International Journal of High Performance Computing Applications

Quantified Score

Hi-index	0.01

Visualization

Abstract

Written by high performance computing (HPC) experts, Introduction to High Performance Computing for Scientists and Engineers provides a solid introduction to current mainstream computer architecture, dominant parallel programming models, and useful optimization strategies for scientific HPC. From working in a scientific computing center, the authors gained a unique perspective on the requirements and attitudes of users as well as manufacturers of parallel computers.

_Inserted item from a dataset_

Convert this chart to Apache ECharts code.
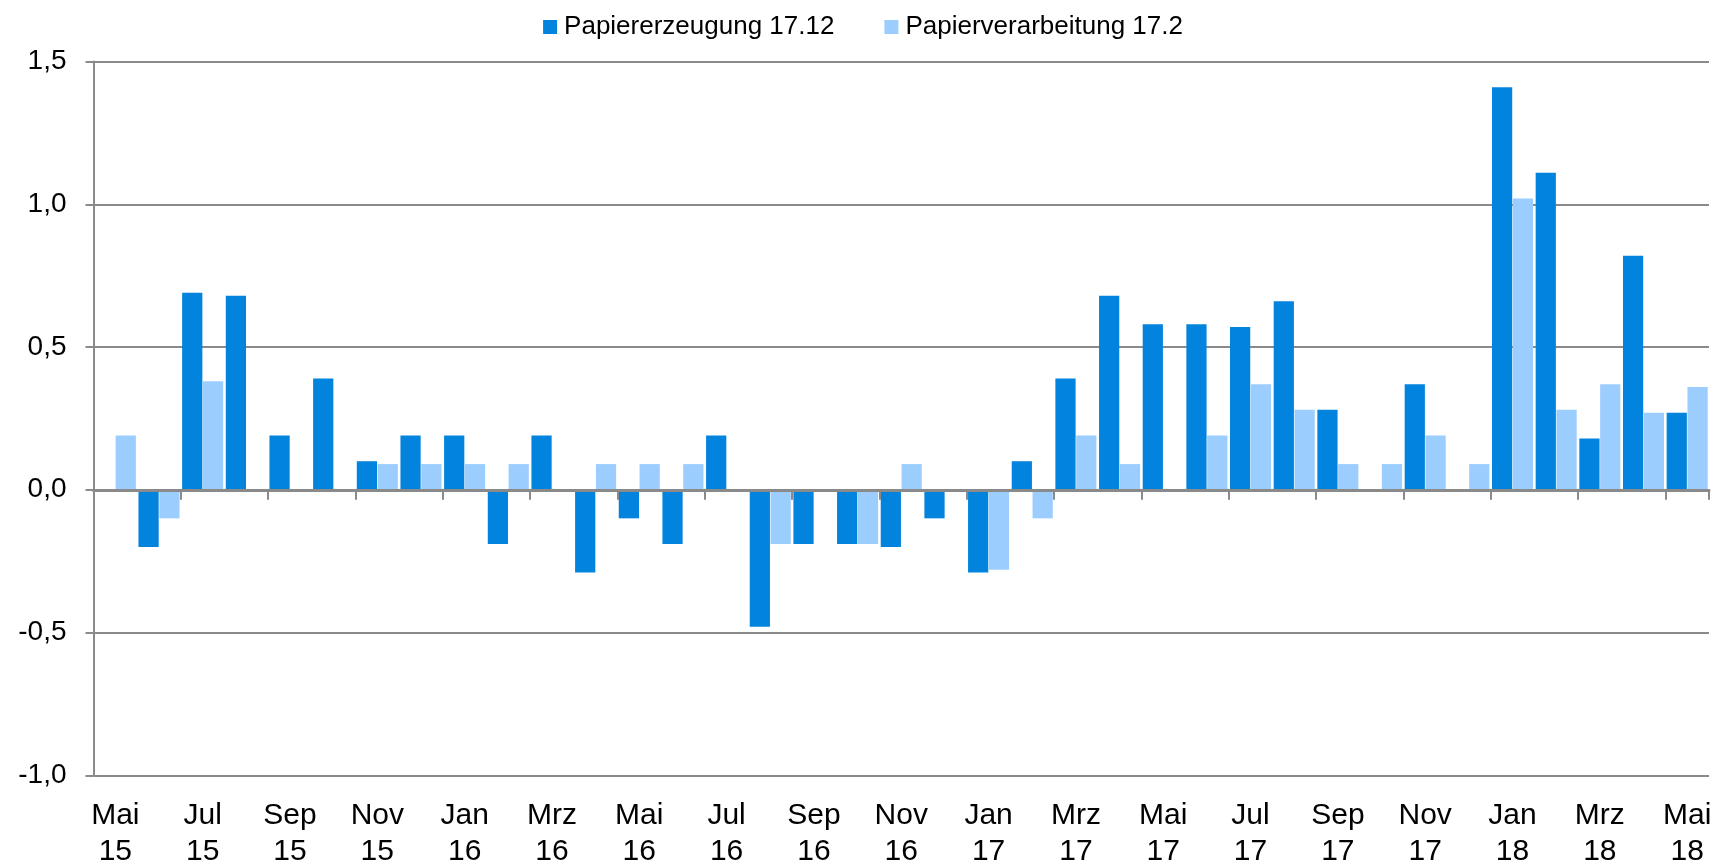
<!DOCTYPE html>
<html>
<head>
<meta charset="utf-8">
<script src="https://cdn.jsdelivr.net/npm/echarts@6/dist/echarts.min.js"></script>
<style>
html,body{margin:0;padding:0;background:#fff;}
#chart{width:1726px;height:865px;}
</style>
</head>
<body>
<div id="chart"></div>
<script>
const months = ['Mai','Jun','Jul','Aug','Sep','Okt','Nov','Dez','Jan','Feb','Mrz','Apr',
  'Mai','Jun','Jul','Aug','Sep','Okt','Nov','Dez','Jan','Feb','Mrz','Apr',
  'Mai','Jun','Jul','Aug','Sep','Okt','Nov','Dez','Jan','Feb','Mrz','Apr','Mai'];
const years = ['15','15','15','15','15','15','15','15','16','16','16','16',
  '16','16','16','16','16','16','16','16','17','17','17','17',
  '17','17','17','17','17','17','17','17','18','18','18','18','18'];
const seriesNames = ['Papiererzeugung 17.12','Papierverarbeitung 17.2'];
const papiererzeugung = [0,-0.2,0.69,0.68,0.19,0.39,0.1,0.19,0.19,-0.19,0.19,-0.29,
  -0.1,-0.19,0.19,-0.48,-0.19,-0.19,-0.2,-0.1,-0.29,0.1,0.39,0.68,
  0.58,0.58,0.57,0.66,0.28,0,0.37,0,1.41,1.11,0.18,0.82,0.27];
const papierverarbeitung = [0.19,-0.1,0.38,0,0,0,0.09,0.09,0.09,0.09,0,0.09,
  0.09,0.09,0,-0.19,0,-0.19,0.09,0,-0.28,-0.1,0.19,0.09,
  0,0.19,0.37,0.28,0.09,0.09,0.19,0.09,1.02,0.28,0.37,0.27,0.36];
const yTicks = {min:-1, max:1.5, interval:0.5};

const categories = months.map((m,i)=>m+'\n'+years[i]);
const FONT = '"Liberation Sans", Arial, sans-serif';
const GRAY = '#8a8a8a';

const chart = echarts.init(document.getElementById('chart'), null, {renderer:'canvas'});
chart.setOption({
  animation:false,
  backgroundColor:'#fff',
  textStyle:{fontFamily:FONT},
  legend:{
    top:9, left:'center',
    itemWidth:14, itemHeight:14, itemGap:50,
    icon:'rect',
    textStyle:{fontFamily:FONT, fontSize:26, color:'#000', lineHeight:26, padding:[0,0,0,2]},
    data:seriesNames
  },
  grid:{left:93.5, right:17, top:61.5, bottom:89.7, containLabel:false, outerBoundsMode:'none'},
  xAxis:[
    {
      type:'category', data:categories, z:5,
      axisLine:{show:true, onZero:true, lineStyle:{color:GRAY, width:3}},
      axisTick:{show:true, interval:1, length:10, lineStyle:{color:GRAY, width:2}},
      axisLabel:{show:false},
      splitLine:{show:false}
    },
    {
      type:'category', data:categories, position:'bottom',
      axisLine:{show:false, onZero:false},
      axisTick:{show:false},
      axisLabel:{show:true, interval:1, fontFamily:FONT, fontSize:30, lineHeight:36, color:'#000', margin:22},
      splitLine:{show:false}
    }
  ],
  yAxis:{
    type:'value', min:yTicks.min, max:yTicks.max, interval:yTicks.interval,
    axisLine:{show:true, lineStyle:{color:GRAY, width:2}},
    axisTick:{show:true, length:8, lineStyle:{color:GRAY, width:2}},
    axisLabel:{fontFamily:FONT, fontSize:28, color:'#000', margin:27,
      formatter:v=>v.toFixed(1).replace('.',',')},
    splitLine:{show:true, lineStyle:{color:GRAY, width:2}}
  },
  series:[
    {name:seriesNames[0], type:'bar', xAxisIndex:0, data:papiererzeugung,
      barGap:'3%', barCategoryGap:'6%', itemStyle:{color:'#0283DD'}},
    {name:seriesNames[1], type:'bar', xAxisIndex:0, data:papierverarbeitung,
      barGap:'3%', barCategoryGap:'6%', itemStyle:{color:'#9CCDFF'}}
  ]
});
</script>
</body>
</html>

The text first introduces the architecture of modern cache-based microprocessors and discusses their inherent performance limitations, before describing general optimization strategies for serial code on cache-based architectures. It next covers shared- and distributed-memory parallel computer architectures and the most relevant network topologies. After discussing parallel computing on a theoretical level, the authors show how to avoid or ameliorate typical performance problems connected with OpenMP. They then present cache-coherent nonuniform memory access (ccNUMA) optimization techniques, examine distributed-memory parallel programming with message passing interface (MPI), and explain how to write efficient MPI code. The final chapter focuses on hybrid programming with MPI and OpenMP. Users of high performance computers often have no idea what factors limit time to solution and whether it makes sense to think about optimization at all. This book facilitates an intuitive understanding of performance limitations without relying on heavy computer science knowledge. It also prepares readers for studying more advanced literature.